There are a ton of Android apps that over-complicate sleep tracking. Some apps want to listen to your sleep all night, others want you to take your phone with you into bed as you sleep. Many of these apps come with a 30–50 USD yearly subscription cost.
I found a simple Android app on the other side of the spectrum. The Sleep Debt Tracker app assumes you’re asleep between the times when you last checked your phone before going to bed and when you wake up to check your phone again.
The app only tracks when you go to bed, wake up, and how many hours you sleep you get per day. You don’t need to open or interact with the app at all for it to do its thing. You don’t need to make any changes to your bedtime routines to make use of the app. It also doesn’t try to apply pseudo-science to analyze your “sleep quality” or anything like that.
The app can optionally be linked to a Google Fit account if you want to share data with Google. You can see trends and graphs in both apps. However, the Google Fit app is better at visualizing the data. Your data is kept on-device by default. You can also export your sleep data to a CSV file to do your analysis. The app doesn’t require any privacy invasive app-permissions.

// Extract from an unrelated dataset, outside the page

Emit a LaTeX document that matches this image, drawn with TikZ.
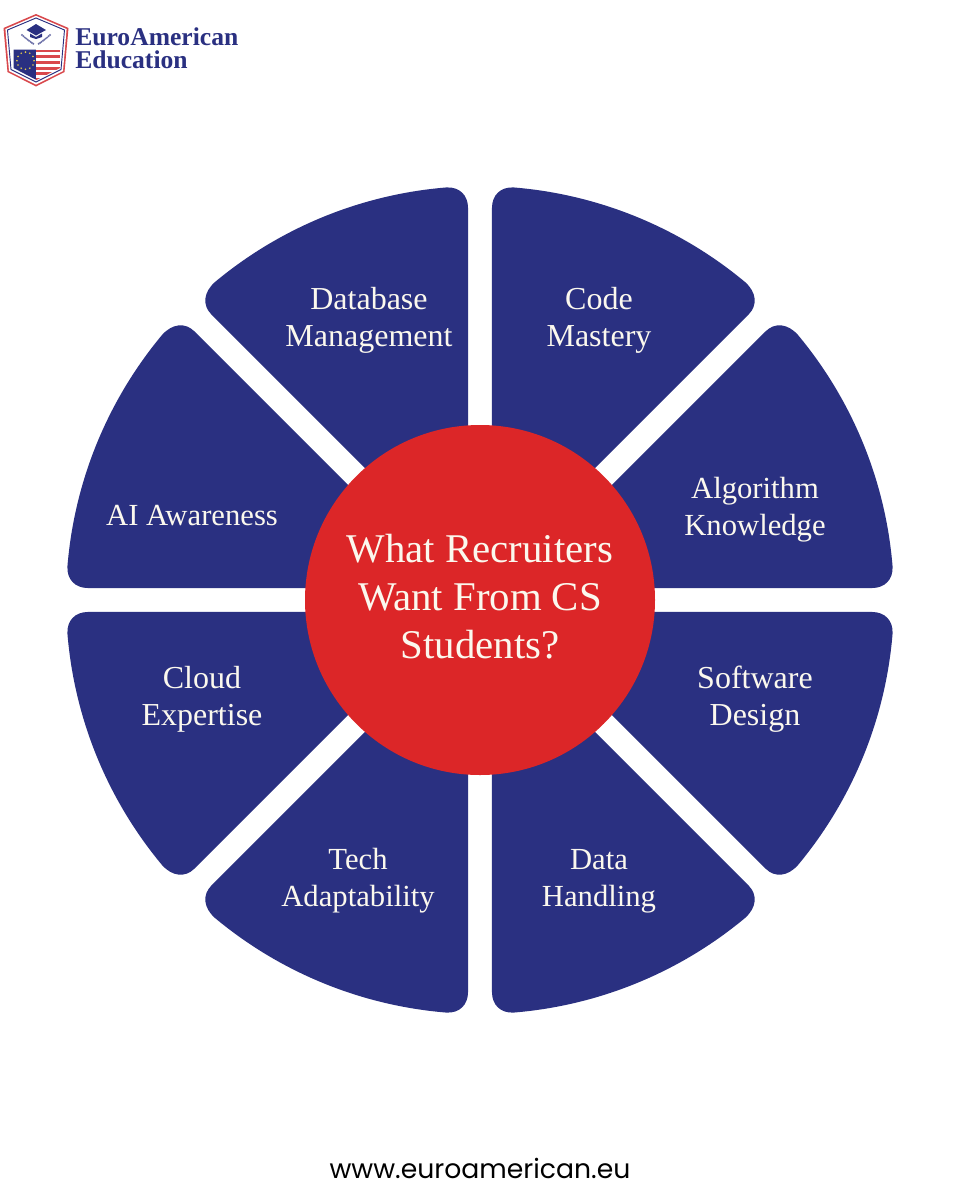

You can configure the app to send bedtime reminders if you need a nudge to remember to go to bed at the right time. You set the number of hours of sleep you need each night in the app, and it will remind you to go to bed at that many hours before your next configured alarm. The app works with most alarm clock apps that integrate with the Android operating system.
I’ve had some issues with the bedtime reminders, though. The app some nights sends them an hour after my bedtime instead of an hour before. I’ve informed the app developer about the problem.
I’ve deliberately avoided discussing the apps’ “sleep debt” tracking feature. This is a gimmicky feature built around the notion of “sleep banking”; the idea that you can manage sleep like a sort of currency. You deposit extra sleep-time by sleeping more on some days and withdraw it by skipping on sleep on other days.
This is possibly an unhealthy way to manage your sleep. You risk negotiating with yourself over your bedtime each day instead of trying to maintain a healthy consistent sleep schedule. This gimmick feature of the app could be promoting bad sleep habits.
I think the core functionality of this app is pretty great. Bedtime reminders can be useful for anyone who tends to stay up a little too late in the evenings. Except for the sleep debt gimmick, the app has just the right amount of functionality. It also works way better for couples than any other sleep tracking apps and devices I’ve used.
The Sleep Debt Tracker app is available for free with ads on the Google Play Store. You can remove ads and get some extra features for 2 USD.